Irminger: Das ist eine kritische Sache. Es ist rechtlich schwierig. Für jede Waffe muss eine Person mit Waffenschein an Bord sein. Und da der Schein ein nationales Papier ist, müsste der Waffenbesitzer für jedes Land, welches das Schiff anläuft, einen Waffenschein haben. Auch kommerziell ist das meiner Meinung nach nicht tragbar. Es kostet zu viel Geld. Und die Schiffe sind nicht für zusätzliche Leute an Bord ausgerichtet, nicht für eine größere Einheit. Und was passiert wenn die Bewaffneten unterliegen? Das löst noch mehr Aggression bei den Piraten aus.
tagesschau.de: Kann man sich gegen Piraterie versichern?
Irminger: Es gibt seit einiger Zeit eine spezielle Lösegeldversicherung in London. Die beinhaltet auch Unterstützung von Spezialisten für Verhandlungen und Deeskalation. Sie arbeiten ohne paramilitärische Dienste. Die Spezialisten kennen die Mentalität der Piraten. Sie wissen, wie man mit ihnen verhandelt, ohne dass die Situation eskaliert. Dass kann schon mal drei bis fünf Wochen dauern, bis man sich einigt
Reger Handel mit der Beute
tagesschau.de: Was passiert mit den gekaperten Schiffen?
Irminger: Ich hatte vor einigen Jahren einer Versicherung geholfen, ein am Horn gekapertes Schiff zu finden, das mit Palmöl beladen war. Teile der Ladung waren schon auf ein anderes Schiff umgeladen. Das Schiff ging an den Besitzer zurück, aber die Ladung wurde im südchinesischen Meer notverkauft. Bis heute versucht der Transportversicherer, den Verlaufserlös zurückzukriegen. Das ist nicht ganz so einfach.

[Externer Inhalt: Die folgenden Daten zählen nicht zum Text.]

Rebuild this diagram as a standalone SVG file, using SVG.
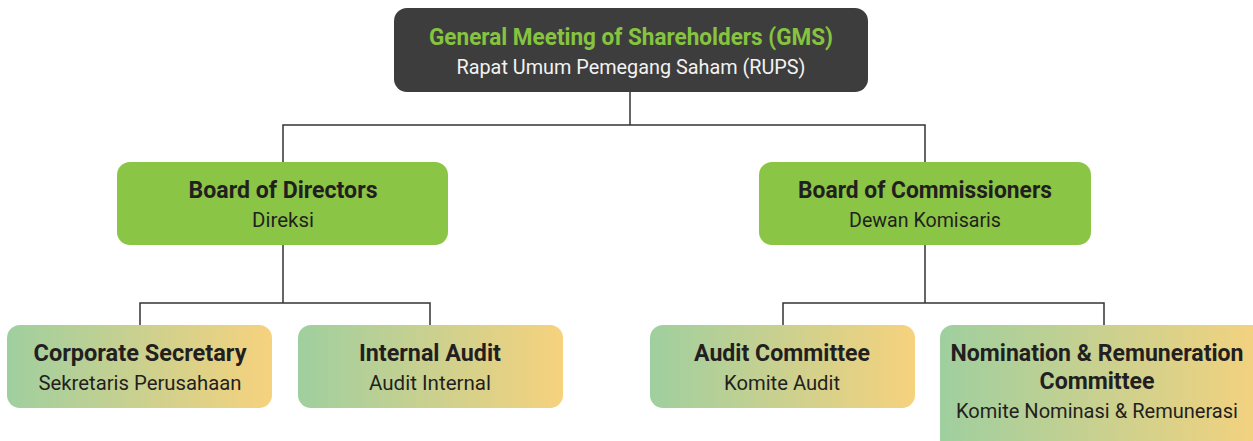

Die gestohlenen Güter kommen oft in den legalen Handel zurück. Die Schiffe werden zu sogenannten Phantomschiffen, die offiziell nicht registriert sind. Sie werden dann weiterverwendet für illegale Ladung. Oder sie werden in Indien verschrottet. Bei den heutigen Schrottpreisen kommen dann noch mal bei einem größeren Schiff ein bis zwei Millionen zusammen.